For Gibson Guitars, it’s becoming a familiar tune: federal investigators storming its manufacturing plants. That’s what happened for the second time in three years last August, when U.S. Fish and Wildlife Service and Homeland Security agents raided the company’s Nashville and Memphis facilities. As that case proceeds, one wonders about its relationship to the November 2009 seizure of wood products, when Gibson was said to have purchased ebony in violation of Indian law. That case is now in the forfeiture stage, with the government seeking to dispose of the wood, and Gibson fighting to get it back. The government has asked the judge to stay both cases while it decides possible criminal charges.
In the 2009 case, the Fish and Wildlife affidavit states there was a violation of 16 U.S.C. 3372(a)(2) of the Lacey Act, which makes it illegal “to import, export, transport, sell, receive, acquire or purchase in interstate or foreign commerce — (A) any fish or wildlife taken, possessed, transported, or sold in violation of any law or regulation of any state or in violation of any foreign law.” If Fish and Wildlife is correct, and the ebony was obtained and shipped in violation of Indian law, Gibson would be liable under U.S. law, even if it didn’t know about the impropriety.
Last August’s raid came after claims Gibson purchased ebony and rosewood that was exported illegally from Madagascar. Assuming this to be true, Gibson again would be in violation of U.S. law. In both instances, the exports originated in Germany, the importer was a third-party customer, and Gibson was the ultimate consignee.
Fish and Wildlife makes a big deal about the wood not being properly classified when exported by the seller, and again when imported by the middleman. These missteps, if correct, are being used to infer Gibson and its business partners were trying to hide the true identity of the woods to evade Lacey Act requirements. Gibson’s defense centers, in part, on claims the wood came from suppliers that abide by Forrest Stewardship Council principles. FSC members issue certificates attesting the wood being shipped wasn’t illegally harvested and doesn’t violate traditional or civil rights.
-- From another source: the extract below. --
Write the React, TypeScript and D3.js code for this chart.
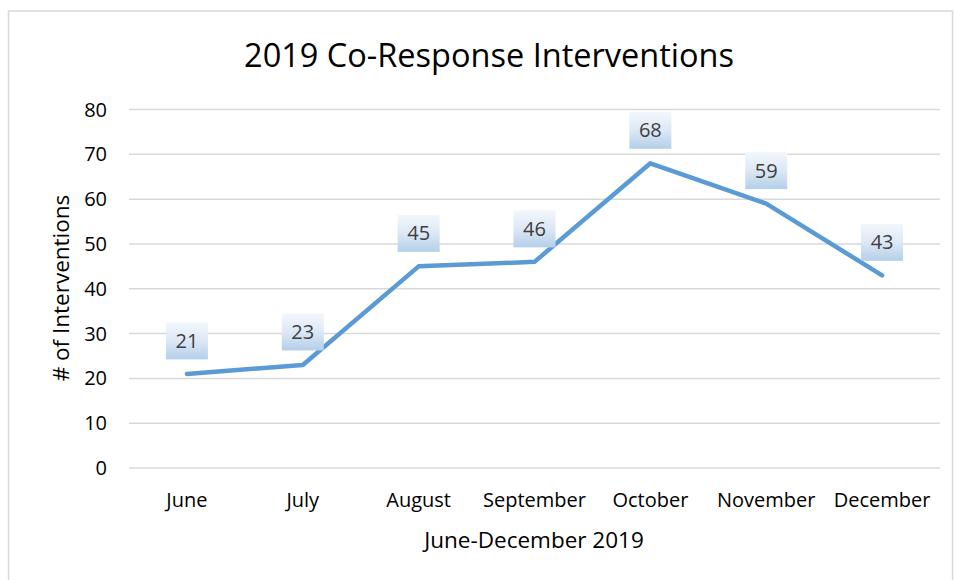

Even if Gibson’s statements are true, the company could have been duped through the issuance of phony FSC certificates, even if issued by a legitimate FSC source. If not, the Lacey Act is a strict liability law, meaning Gibson could be in violation, even without knowing it.
The 2011 case is still new. It’s clear from the search warrant that the issuing judge relied on the interpretation of Madagascar law provided by the Fish and Wildlife agent. The 2009 search was based on a similar reliance on the agent’s explanation of Indian law. In neither case was a copy of the foreign law provided with the search warrant affidavit, only a summary of its purported contents.
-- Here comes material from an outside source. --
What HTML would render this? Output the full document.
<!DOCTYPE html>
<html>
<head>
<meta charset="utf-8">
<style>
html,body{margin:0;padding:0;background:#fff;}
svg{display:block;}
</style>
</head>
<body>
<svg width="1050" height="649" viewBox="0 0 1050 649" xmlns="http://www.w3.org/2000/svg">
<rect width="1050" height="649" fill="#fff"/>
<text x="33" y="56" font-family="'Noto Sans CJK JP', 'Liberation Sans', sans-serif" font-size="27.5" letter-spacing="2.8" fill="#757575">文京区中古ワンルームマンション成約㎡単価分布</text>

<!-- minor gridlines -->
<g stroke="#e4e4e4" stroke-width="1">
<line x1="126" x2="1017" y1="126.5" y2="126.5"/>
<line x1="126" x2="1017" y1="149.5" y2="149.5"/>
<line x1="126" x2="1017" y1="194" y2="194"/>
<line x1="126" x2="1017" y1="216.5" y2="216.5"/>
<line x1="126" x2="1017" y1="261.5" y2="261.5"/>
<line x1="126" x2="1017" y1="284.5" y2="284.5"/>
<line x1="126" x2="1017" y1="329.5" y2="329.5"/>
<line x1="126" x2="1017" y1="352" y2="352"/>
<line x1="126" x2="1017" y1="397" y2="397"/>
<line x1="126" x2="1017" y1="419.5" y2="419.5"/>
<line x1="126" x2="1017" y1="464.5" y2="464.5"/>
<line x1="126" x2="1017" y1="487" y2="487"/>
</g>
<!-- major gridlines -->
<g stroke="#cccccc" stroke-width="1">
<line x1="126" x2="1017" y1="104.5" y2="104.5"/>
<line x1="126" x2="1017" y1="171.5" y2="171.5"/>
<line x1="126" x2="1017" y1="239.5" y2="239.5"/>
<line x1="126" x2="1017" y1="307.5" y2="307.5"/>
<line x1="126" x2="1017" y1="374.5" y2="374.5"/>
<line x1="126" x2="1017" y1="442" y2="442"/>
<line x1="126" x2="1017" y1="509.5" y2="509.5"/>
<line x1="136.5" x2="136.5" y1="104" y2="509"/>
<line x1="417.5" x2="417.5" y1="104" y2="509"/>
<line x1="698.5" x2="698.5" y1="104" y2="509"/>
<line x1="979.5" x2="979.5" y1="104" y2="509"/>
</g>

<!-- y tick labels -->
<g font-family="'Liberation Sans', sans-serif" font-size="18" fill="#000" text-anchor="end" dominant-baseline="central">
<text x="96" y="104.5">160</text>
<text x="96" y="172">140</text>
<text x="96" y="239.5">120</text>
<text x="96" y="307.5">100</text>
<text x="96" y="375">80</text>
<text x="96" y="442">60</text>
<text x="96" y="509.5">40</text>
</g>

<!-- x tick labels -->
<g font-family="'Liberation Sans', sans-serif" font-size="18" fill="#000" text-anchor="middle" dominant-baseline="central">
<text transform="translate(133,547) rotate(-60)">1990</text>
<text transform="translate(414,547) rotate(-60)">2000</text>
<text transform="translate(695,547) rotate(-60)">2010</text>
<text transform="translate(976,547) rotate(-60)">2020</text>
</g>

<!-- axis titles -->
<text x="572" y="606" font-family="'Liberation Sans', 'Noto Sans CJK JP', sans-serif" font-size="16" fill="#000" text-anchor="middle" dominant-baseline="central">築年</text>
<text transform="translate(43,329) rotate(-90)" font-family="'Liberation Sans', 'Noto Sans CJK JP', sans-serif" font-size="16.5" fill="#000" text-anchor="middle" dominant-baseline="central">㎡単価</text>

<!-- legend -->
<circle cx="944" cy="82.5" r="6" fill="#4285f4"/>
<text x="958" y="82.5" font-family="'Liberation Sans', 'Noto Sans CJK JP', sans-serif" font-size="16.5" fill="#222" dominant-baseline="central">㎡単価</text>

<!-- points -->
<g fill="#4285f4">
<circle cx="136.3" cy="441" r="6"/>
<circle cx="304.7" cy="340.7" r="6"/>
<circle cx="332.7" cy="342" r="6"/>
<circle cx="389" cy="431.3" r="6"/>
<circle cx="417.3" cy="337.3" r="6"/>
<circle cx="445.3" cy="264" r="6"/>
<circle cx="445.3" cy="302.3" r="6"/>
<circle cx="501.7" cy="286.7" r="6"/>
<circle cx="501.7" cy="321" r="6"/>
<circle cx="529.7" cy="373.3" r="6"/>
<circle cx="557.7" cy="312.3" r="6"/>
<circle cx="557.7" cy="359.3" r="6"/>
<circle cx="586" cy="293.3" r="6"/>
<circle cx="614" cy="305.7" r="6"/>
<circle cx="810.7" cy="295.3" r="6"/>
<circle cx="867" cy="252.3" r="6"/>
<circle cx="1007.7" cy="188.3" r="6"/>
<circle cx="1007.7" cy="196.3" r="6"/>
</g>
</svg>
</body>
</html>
Gibson has an affidavit from the relevant Indian authorities refuting Fish and Wildlife’s position on the first case. The government, however, doesn’t like being publicly embarrassed, so likely is looking for other ways to undermine Gibson’s position. Hence, the second raid. Gibson has produced its evidence regarding the Indian shipments to the court. It is too soon in the process for similar evidence to be due regarding the Madagascar wood, but it seems reasonable to expect similar efforts by Gibson to get those goods back.
It is entirely possible the government is wrong. That’s certainly been true in numerous recent cases; the government has lost, left with little or no evidence to support its original claims.
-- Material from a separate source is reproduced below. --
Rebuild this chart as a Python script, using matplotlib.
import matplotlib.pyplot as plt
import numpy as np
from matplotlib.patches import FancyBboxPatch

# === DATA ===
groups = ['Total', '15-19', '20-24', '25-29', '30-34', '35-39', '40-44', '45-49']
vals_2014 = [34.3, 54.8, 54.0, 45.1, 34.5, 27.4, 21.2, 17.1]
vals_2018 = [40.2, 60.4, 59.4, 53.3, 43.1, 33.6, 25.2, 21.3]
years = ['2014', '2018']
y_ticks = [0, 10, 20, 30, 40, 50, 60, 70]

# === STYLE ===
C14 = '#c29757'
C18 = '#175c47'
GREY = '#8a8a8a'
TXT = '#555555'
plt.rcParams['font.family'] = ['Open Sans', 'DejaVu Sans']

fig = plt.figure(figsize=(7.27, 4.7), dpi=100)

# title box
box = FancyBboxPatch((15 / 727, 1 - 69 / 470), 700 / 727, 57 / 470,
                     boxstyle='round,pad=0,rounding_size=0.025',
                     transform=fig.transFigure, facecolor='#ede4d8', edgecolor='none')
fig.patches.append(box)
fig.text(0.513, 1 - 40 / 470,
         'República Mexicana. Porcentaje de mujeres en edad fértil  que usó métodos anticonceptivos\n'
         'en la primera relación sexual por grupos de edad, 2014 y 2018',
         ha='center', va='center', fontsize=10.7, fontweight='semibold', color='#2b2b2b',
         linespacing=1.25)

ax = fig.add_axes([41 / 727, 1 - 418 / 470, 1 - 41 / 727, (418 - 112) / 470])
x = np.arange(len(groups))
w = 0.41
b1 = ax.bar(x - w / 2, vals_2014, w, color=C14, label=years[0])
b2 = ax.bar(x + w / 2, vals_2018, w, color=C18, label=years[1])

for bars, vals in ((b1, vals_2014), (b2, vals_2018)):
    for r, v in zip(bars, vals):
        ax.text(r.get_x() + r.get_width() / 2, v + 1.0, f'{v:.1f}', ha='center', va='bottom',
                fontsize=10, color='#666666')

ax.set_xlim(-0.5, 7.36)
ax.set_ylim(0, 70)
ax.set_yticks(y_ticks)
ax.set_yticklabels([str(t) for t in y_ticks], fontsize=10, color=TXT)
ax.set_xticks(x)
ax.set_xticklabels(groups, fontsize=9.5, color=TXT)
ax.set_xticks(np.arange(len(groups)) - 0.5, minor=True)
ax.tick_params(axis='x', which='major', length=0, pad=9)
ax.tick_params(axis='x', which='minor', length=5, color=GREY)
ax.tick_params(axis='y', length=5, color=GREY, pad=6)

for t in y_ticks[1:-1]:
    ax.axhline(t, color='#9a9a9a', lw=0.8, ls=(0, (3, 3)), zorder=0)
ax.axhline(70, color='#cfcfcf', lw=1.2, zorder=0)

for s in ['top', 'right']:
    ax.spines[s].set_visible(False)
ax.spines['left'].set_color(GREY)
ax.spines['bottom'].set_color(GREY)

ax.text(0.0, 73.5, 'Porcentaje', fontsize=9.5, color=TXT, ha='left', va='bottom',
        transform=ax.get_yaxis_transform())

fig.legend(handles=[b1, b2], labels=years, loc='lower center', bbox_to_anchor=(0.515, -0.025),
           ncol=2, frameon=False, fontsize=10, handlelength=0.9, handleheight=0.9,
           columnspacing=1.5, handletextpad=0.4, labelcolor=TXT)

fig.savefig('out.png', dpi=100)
About 95 percent of all cases settle. Given the acrimony on both sides, it’s not clear settlement is possible between Fish and Wildlife and Gibson. Only time will tell, but Gibson’s travails serve as a reminder: You have to be careful how you confront any government agent. Individual agents often proceed with little oversight. U.S. Attorney’s Offices work closely with those agents and are loathe to turn down their cases, so being careful is important and can be the difference between a resolution and a costly trial. The best defense is to redouble your efforts to ensure your compliance program is solid up and down your supply chain. Of course, sometimes a good fight is the only way to prove them wrong.
Just ask Lindsey Manufacturing, Keith Lindsey and Steven Lee, who had to endure their own version of hell through a conviction on multiple counts grounded in Foreign Corrupt Practices Act violations, only to have those convictions overturned by the judge due to prosecutorial misconduct.
Let’s hope the U.S.-based guitar manufacturer isn’t put through that same brand of retribution.